- STATED GOAL
Pictures appear in the records below; write out everything else exactly.

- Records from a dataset
^^^^

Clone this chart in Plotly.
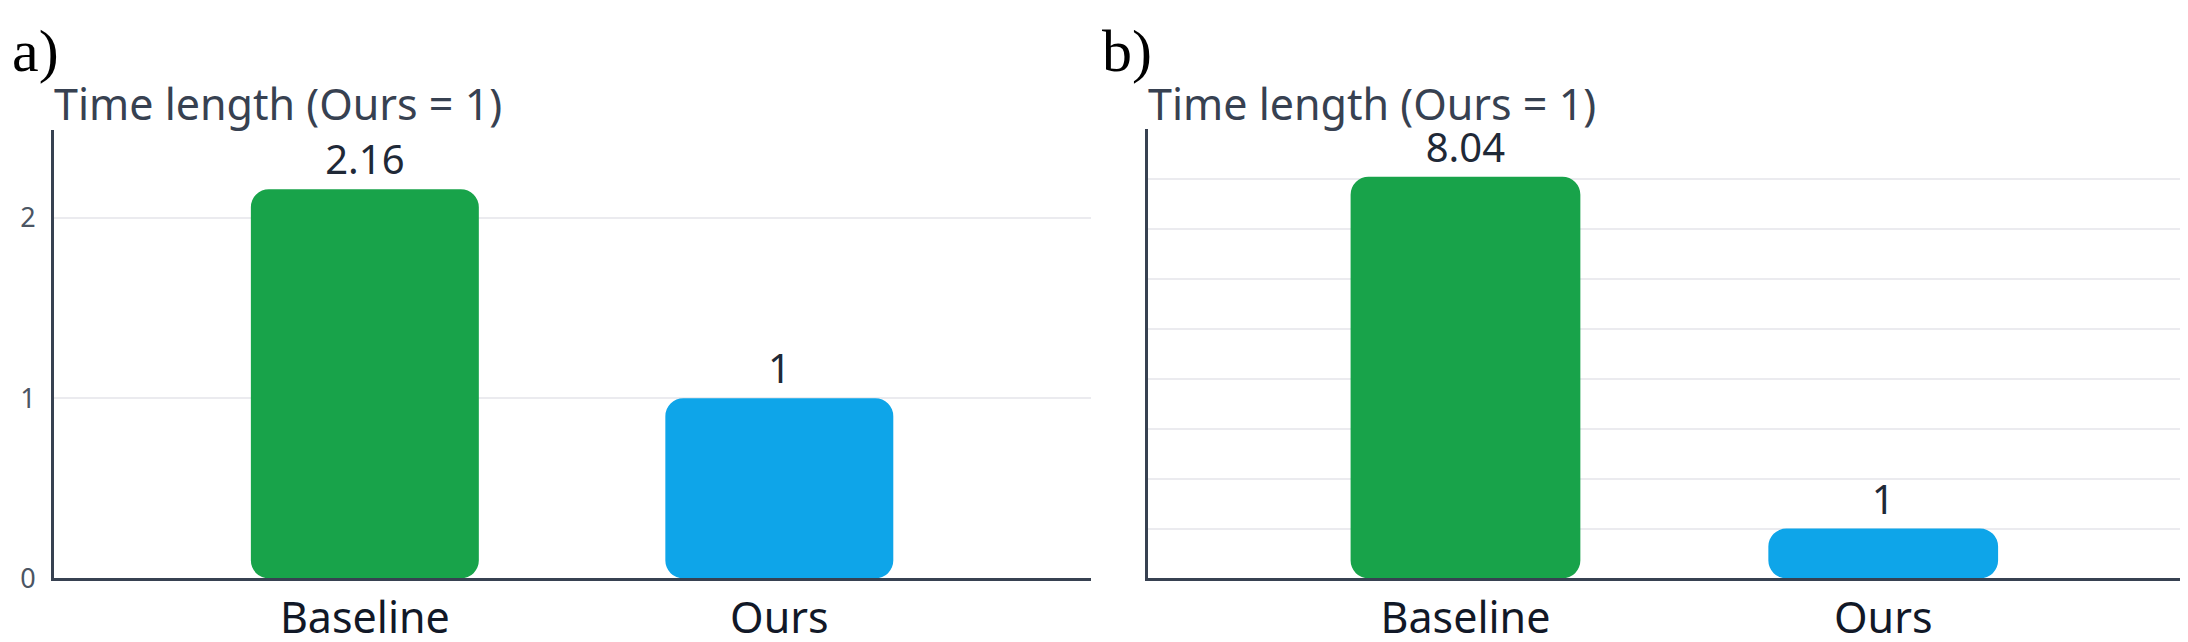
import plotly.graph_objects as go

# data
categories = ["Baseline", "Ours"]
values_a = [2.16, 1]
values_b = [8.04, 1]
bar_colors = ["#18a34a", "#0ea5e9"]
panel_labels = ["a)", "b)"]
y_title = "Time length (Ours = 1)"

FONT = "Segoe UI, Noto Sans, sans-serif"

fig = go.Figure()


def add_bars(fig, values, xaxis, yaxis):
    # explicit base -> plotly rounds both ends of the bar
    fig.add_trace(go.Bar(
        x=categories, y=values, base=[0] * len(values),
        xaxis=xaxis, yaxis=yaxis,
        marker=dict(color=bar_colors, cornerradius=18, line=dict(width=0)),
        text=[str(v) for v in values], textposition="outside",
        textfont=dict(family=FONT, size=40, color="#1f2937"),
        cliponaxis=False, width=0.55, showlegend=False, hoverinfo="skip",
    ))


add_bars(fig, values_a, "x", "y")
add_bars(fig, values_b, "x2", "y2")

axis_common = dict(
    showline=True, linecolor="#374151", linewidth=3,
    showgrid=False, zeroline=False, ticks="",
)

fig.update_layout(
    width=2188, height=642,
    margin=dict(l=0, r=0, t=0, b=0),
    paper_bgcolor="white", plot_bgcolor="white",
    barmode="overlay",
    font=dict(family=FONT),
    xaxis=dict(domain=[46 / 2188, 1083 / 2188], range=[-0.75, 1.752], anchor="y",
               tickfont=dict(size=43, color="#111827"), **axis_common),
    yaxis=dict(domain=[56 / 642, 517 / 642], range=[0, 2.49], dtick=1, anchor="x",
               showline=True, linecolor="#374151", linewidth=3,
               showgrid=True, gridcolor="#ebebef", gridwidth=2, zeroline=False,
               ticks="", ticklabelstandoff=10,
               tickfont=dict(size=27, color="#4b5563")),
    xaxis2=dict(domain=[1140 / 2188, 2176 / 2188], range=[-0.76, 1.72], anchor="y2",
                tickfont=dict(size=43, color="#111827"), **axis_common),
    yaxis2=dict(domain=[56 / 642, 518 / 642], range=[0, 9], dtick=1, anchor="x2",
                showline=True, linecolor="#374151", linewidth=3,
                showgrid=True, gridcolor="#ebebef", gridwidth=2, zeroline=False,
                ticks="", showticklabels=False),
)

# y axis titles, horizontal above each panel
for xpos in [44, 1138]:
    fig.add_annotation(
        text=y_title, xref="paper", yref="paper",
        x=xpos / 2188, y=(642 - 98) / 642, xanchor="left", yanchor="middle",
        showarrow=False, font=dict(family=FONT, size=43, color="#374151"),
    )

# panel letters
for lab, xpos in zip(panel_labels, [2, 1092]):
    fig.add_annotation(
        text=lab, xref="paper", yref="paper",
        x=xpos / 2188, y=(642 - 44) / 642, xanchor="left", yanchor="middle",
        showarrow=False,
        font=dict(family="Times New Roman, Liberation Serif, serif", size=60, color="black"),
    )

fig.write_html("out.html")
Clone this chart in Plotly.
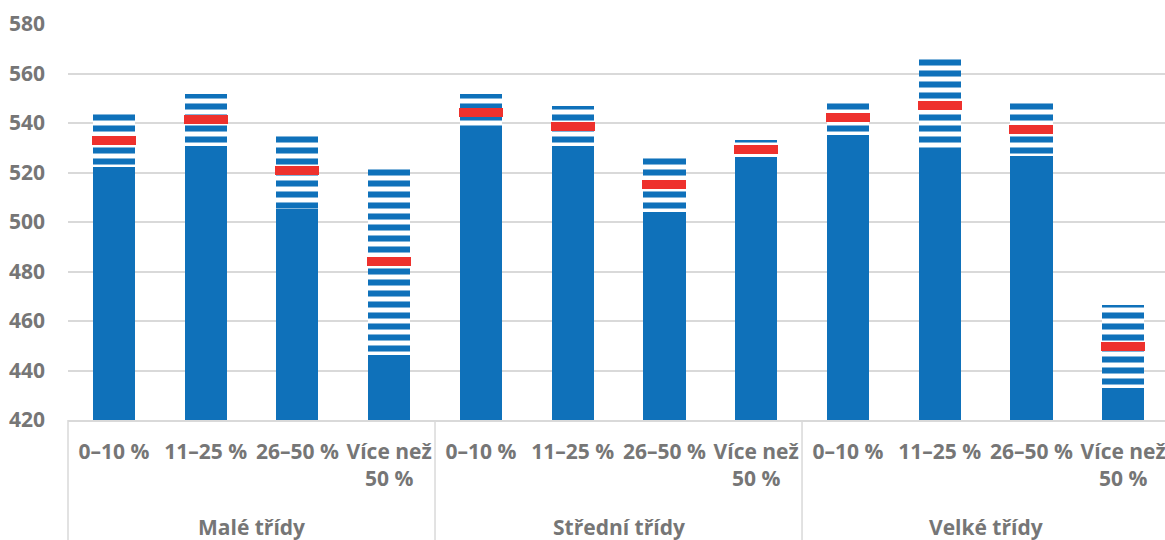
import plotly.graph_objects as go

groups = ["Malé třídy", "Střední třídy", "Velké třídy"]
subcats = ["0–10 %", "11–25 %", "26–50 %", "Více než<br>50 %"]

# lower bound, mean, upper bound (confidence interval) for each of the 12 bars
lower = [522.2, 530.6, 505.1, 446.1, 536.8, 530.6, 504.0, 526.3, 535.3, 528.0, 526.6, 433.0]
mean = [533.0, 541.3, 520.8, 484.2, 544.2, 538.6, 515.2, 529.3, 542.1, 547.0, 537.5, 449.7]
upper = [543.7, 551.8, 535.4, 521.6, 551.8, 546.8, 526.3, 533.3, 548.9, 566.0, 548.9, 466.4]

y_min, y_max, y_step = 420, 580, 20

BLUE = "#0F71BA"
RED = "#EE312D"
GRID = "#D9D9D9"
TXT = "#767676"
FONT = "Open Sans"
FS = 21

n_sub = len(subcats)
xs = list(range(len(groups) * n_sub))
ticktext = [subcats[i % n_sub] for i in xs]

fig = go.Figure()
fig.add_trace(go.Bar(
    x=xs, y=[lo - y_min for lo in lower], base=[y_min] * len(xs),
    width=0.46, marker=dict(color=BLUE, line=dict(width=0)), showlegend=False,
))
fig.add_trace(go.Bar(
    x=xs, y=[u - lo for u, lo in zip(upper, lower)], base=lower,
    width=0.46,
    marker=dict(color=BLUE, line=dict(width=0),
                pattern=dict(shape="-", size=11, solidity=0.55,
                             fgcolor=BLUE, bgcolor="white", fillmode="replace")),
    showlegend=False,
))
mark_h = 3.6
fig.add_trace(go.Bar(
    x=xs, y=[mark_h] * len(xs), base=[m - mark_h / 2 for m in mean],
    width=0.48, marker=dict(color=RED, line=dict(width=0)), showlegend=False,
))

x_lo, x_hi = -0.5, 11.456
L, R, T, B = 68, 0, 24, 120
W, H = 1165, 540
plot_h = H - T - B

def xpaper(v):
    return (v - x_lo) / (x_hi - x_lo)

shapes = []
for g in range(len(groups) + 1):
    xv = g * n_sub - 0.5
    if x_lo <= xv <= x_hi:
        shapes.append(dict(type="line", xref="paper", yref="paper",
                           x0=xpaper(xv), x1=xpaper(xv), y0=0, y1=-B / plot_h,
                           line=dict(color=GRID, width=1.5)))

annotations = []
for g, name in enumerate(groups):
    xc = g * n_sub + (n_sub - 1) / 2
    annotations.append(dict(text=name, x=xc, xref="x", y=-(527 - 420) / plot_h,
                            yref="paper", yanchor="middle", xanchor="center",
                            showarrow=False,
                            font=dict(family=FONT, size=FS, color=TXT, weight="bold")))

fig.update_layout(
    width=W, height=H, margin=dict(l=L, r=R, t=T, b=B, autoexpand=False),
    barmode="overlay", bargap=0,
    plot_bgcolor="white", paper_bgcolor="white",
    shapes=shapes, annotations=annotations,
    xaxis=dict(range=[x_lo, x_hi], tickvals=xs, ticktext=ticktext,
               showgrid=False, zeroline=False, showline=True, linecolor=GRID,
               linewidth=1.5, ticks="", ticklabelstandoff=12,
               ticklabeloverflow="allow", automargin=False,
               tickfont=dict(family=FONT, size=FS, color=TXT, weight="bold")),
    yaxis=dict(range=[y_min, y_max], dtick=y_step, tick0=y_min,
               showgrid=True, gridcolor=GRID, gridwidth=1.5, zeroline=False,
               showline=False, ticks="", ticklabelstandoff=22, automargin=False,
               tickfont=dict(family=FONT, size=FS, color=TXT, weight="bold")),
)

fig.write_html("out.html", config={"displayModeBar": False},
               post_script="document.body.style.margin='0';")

^^^^

- OUTPUT OF THE TASK
Clone this chart in Plotly.
import plotly.graph_objects as go

# data
categories = ["Baseline", "Ours"]
values_a = [2.16, 1]
values_b = [8.04, 1]
bar_colors = ["#18a34a", "#0ea5e9"]
panel_labels = ["a)", "b)"]
y_title = "Time length (Ours = 1)"

FONT = "Segoe UI, Noto Sans, sans-serif"

fig = go.Figure()


def add_bars(fig, values, xaxis, yaxis):
    # explicit base -> plotly rounds both ends of the bar
    fig.add_trace(go.Bar(
        x=categories, y=values, base=[0] * len(values),
        xaxis=xaxis, yaxis=yaxis,
        marker=dict(color=bar_colors, cornerradius=18, line=dict(width=0)),
        text=[str(v) for v in values], textposition="outside",
        textfont=dict(family=FONT, size=40, color="#1f2937"),
        cliponaxis=False, width=0.55, showlegend=False, hoverinfo="skip",
    ))


add_bars(fig, values_a, "x", "y")
add_bars(fig, values_b, "x2", "y2")

axis_common = dict(
    showline=True, linecolor="#374151", linewidth=3,
    showgrid=False, zeroline=False, ticks="",
)

fig.update_layout(
    width=2188, height=642,
    margin=dict(l=0, r=0, t=0, b=0),
    paper_bgcolor="white", plot_bgcolor="white",
    barmode="overlay",
    font=dict(family=FONT),
    xaxis=dict(domain=[46 / 2188, 1083 / 2188], range=[-0.75, 1.752], anchor="y",
               tickfont=dict(size=43, color="#111827"), **axis_common),
    yaxis=dict(domain=[56 / 642, 517 / 642], range=[0, 2.49], dtick=1, anchor="x",
               showline=True, linecolor="#374151", linewidth=3,
               showgrid=True, gridcolor="#ebebef", gridwidth=2, zeroline=False,
               ticks="", ticklabelstandoff=10,
               tickfont=dict(size=27, color="#4b5563")),
    xaxis2=dict(domain=[1140 / 2188, 2176 / 2188], range=[-0.76, 1.72], anchor="y2",
                tickfont=dict(size=43, color="#111827"), **axis_common),
    yaxis2=dict(domain=[56 / 642, 518 / 642], range=[0, 9], dtick=1, anchor="x2",
                showline=True, linecolor="#374151", linewidth=3,
                showgrid=True, gridcolor="#ebebef", gridwidth=2, zeroline=False,
                ticks="", showticklabels=False),
)

# y axis titles, horizontal above each panel
for xpos in [44, 1138]:
    fig.add_annotation(
        text=y_title, xref="paper", yref="paper",
        x=xpos / 2188, y=(642 - 98) / 642, xanchor="left", yanchor="middle",
        showarrow=False, font=dict(family=FONT, size=43, color="#374151"),
    )

# panel letters
for lab, xpos in zip(panel_labels, [2, 1092]):
    fig.add_annotation(
        text=lab, xref="paper", yref="paper",
        x=xpos / 2188, y=(642 - 44) / 642, xanchor="left", yanchor="middle",
        showarrow=False,
        font=dict(family="Times New Roman, Liberation Serif, serif", size=60, color="black"),
    )

fig.write_html("out.html")
Clone this chart in Plotly.
import plotly.graph_objects as go

groups = ["Malé třídy", "Střední třídy", "Velké třídy"]
subcats = ["0–10 %", "11–25 %", "26–50 %", "Více než<br>50 %"]

# lower bound, mean, upper bound (confidence interval) for each of the 12 bars
lower = [522.2, 530.6, 505.1, 446.1, 536.8, 530.6, 504.0, 526.3, 535.3, 528.0, 526.6, 433.0]
mean = [533.0, 541.3, 520.8, 484.2, 544.2, 538.6, 515.2, 529.3, 542.1, 547.0, 537.5, 449.7]
upper = [543.7, 551.8, 535.4, 521.6, 551.8, 546.8, 526.3, 533.3, 548.9, 566.0, 548.9, 466.4]

y_min, y_max, y_step = 420, 580, 20

BLUE = "#0F71BA"
RED = "#EE312D"
GRID = "#D9D9D9"
TXT = "#767676"
FONT = "Open Sans"
FS = 21

n_sub = len(subcats)
xs = list(range(len(groups) * n_sub))
ticktext = [subcats[i % n_sub] for i in xs]

fig = go.Figure()
fig.add_trace(go.Bar(
    x=xs, y=[lo - y_min for lo in lower], base=[y_min] * len(xs),
    width=0.46, marker=dict(color=BLUE, line=dict(width=0)), showlegend=False,
))
fig.add_trace(go.Bar(
    x=xs, y=[u - lo for u, lo in zip(upper, lower)], base=lower,
    width=0.46,
    marker=dict(color=BLUE, line=dict(width=0),
                pattern=dict(shape="-", size=11, solidity=0.55,
                             fgcolor=BLUE, bgcolor="white", fillmode="replace")),
    showlegend=False,
))
mark_h = 3.6
fig.add_trace(go.Bar(
    x=xs, y=[mark_h] * len(xs), base=[m - mark_h / 2 for m in mean],
    width=0.48, marker=dict(color=RED, line=dict(width=0)), showlegend=False,
))

x_lo, x_hi = -0.5, 11.456
L, R, T, B = 68, 0, 24, 120
W, H = 1165, 540
plot_h = H - T - B

def xpaper(v):
    return (v - x_lo) / (x_hi - x_lo)

shapes = []
for g in range(len(groups) + 1):
    xv = g * n_sub - 0.5
    if x_lo <= xv <= x_hi:
        shapes.append(dict(type="line", xref="paper", yref="paper",
                           x0=xpaper(xv), x1=xpaper(xv), y0=0, y1=-B / plot_h,
                           line=dict(color=GRID, width=1.5)))

annotations = []
for g, name in enumerate(groups):
    xc = g * n_sub + (n_sub - 1) / 2
    annotations.append(dict(text=name, x=xc, xref="x", y=-(527 - 420) / plot_h,
                            yref="paper", yanchor="middle", xanchor="center",
                            showarrow=False,
                            font=dict(family=FONT, size=FS, color=TXT, weight="bold")))

fig.update_layout(
    width=W, height=H, margin=dict(l=L, r=R, t=T, b=B, autoexpand=False),
    barmode="overlay", bargap=0,
    plot_bgcolor="white", paper_bgcolor="white",
    shapes=shapes, annotations=annotations,
    xaxis=dict(range=[x_lo, x_hi], tickvals=xs, ticktext=ticktext,
               showgrid=False, zeroline=False, showline=True, linecolor=GRID,
               linewidth=1.5, ticks="", ticklabelstandoff=12,
               ticklabeloverflow="allow", automargin=False,
               tickfont=dict(family=FONT, size=FS, color=TXT, weight="bold")),
    yaxis=dict(range=[y_min, y_max], dtick=y_step, tick0=y_min,
               showgrid=True, gridcolor=GRID, gridwidth=1.5, zeroline=False,
               showline=False, ticks="", ticklabelstandoff=22, automargin=False,
               tickfont=dict(family=FONT, size=FS, color=TXT, weight="bold")),
)

fig.write_html("out.html", config={"displayModeBar": False},
               post_script="document.body.style.margin='0';")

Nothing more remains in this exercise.